● TASK DESCRIPTION
Everything from the line containing "Recreate this image" through the line containing "radius = 79" must be written out exactly, and nothing more; leave any pictures out.

__________________________________________________

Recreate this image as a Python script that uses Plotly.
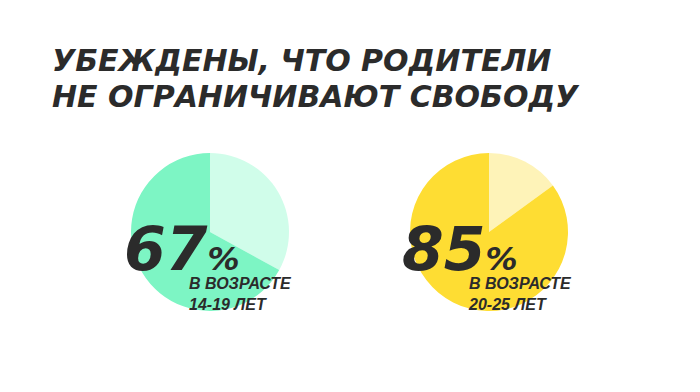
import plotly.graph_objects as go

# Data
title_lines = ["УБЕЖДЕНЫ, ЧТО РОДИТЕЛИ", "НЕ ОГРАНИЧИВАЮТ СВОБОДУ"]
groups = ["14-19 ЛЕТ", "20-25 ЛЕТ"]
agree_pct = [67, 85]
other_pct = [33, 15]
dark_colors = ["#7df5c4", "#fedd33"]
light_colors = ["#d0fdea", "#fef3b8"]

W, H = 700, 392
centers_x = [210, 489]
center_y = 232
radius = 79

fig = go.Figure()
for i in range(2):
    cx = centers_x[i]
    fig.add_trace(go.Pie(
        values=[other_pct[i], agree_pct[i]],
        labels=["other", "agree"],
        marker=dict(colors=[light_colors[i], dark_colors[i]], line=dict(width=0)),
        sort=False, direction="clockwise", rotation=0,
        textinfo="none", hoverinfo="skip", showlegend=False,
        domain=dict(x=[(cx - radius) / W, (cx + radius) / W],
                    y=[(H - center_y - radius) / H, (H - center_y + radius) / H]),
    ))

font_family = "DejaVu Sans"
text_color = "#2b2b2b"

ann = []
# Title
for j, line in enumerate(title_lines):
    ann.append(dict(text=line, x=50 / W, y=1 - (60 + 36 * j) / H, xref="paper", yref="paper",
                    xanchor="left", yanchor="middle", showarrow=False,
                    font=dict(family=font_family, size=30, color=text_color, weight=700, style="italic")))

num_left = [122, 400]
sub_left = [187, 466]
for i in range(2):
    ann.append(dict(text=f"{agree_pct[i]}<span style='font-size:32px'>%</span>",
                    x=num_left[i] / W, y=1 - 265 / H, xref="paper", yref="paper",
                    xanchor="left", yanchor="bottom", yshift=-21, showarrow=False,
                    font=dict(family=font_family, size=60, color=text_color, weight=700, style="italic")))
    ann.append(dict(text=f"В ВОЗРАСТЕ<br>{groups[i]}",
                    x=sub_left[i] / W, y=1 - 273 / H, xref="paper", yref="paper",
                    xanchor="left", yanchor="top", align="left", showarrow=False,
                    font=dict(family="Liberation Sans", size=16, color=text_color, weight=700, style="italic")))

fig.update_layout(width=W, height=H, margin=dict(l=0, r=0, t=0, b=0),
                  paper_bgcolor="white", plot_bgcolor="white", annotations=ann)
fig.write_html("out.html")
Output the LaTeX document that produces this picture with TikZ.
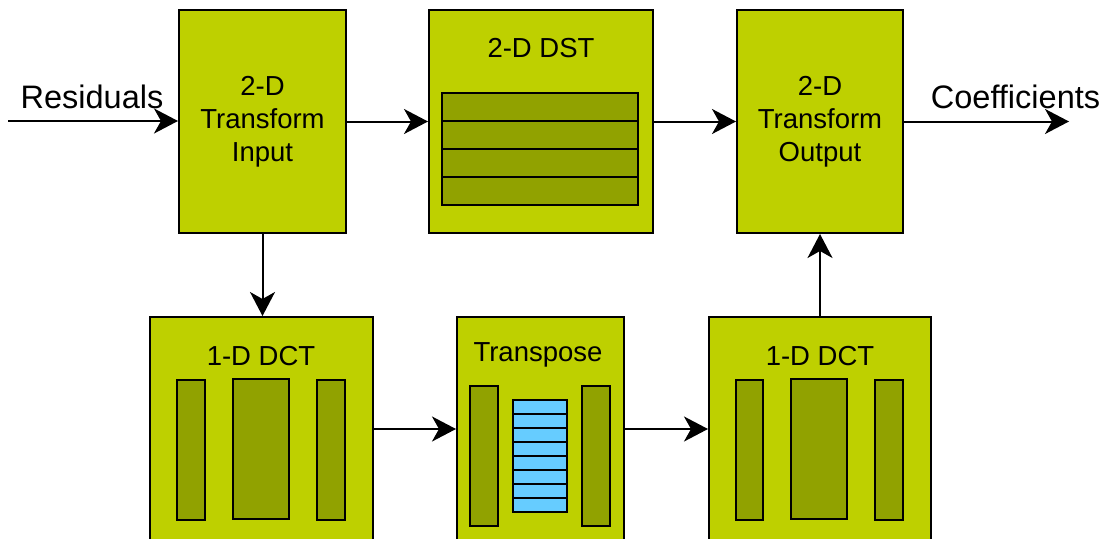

__________________________________________________

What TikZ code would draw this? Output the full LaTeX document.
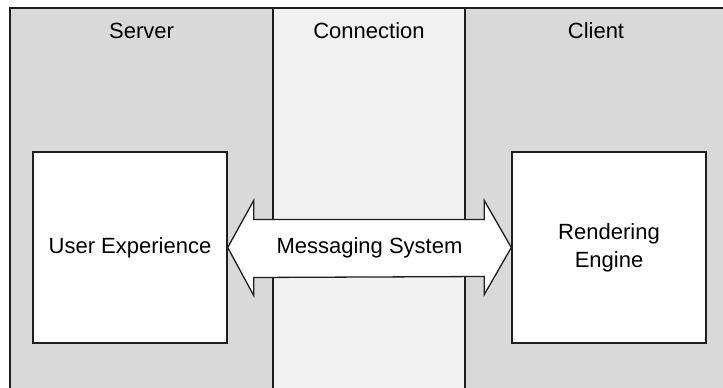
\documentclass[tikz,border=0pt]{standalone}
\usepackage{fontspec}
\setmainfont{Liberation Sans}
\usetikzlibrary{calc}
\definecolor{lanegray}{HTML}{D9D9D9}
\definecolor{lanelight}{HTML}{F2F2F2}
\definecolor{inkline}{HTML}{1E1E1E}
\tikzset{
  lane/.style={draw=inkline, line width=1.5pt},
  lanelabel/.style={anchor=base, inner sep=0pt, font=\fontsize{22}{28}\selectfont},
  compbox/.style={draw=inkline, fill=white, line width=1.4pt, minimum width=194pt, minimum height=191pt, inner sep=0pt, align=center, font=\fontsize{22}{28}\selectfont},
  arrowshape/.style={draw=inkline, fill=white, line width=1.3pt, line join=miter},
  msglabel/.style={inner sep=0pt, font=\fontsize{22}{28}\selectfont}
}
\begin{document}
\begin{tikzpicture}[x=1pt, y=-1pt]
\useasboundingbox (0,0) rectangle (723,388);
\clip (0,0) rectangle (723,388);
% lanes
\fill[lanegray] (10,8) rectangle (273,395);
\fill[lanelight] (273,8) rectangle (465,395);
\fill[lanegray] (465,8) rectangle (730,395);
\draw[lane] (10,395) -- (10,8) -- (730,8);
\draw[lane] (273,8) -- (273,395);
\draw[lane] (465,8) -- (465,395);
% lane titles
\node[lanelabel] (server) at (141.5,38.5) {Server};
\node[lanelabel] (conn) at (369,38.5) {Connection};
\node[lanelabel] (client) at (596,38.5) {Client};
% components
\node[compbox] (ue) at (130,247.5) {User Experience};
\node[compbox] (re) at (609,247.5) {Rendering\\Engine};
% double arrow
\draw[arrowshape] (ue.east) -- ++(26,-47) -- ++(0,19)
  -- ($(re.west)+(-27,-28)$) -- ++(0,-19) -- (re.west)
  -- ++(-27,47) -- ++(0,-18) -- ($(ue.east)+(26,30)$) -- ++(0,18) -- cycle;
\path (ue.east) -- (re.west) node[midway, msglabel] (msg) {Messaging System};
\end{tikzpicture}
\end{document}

__________________________________________________

● REPLY
Recreate this image as a Python script that uses Plotly.
import plotly.graph_objects as go

# Data
title_lines = ["УБЕЖДЕНЫ, ЧТО РОДИТЕЛИ", "НЕ ОГРАНИЧИВАЮТ СВОБОДУ"]
groups = ["14-19 ЛЕТ", "20-25 ЛЕТ"]
agree_pct = [67, 85]
other_pct = [33, 15]
dark_colors = ["#7df5c4", "#fedd33"]
light_colors = ["#d0fdea", "#fef3b8"]

W, H = 700, 392
centers_x = [210, 489]
center_y = 232
radius = 79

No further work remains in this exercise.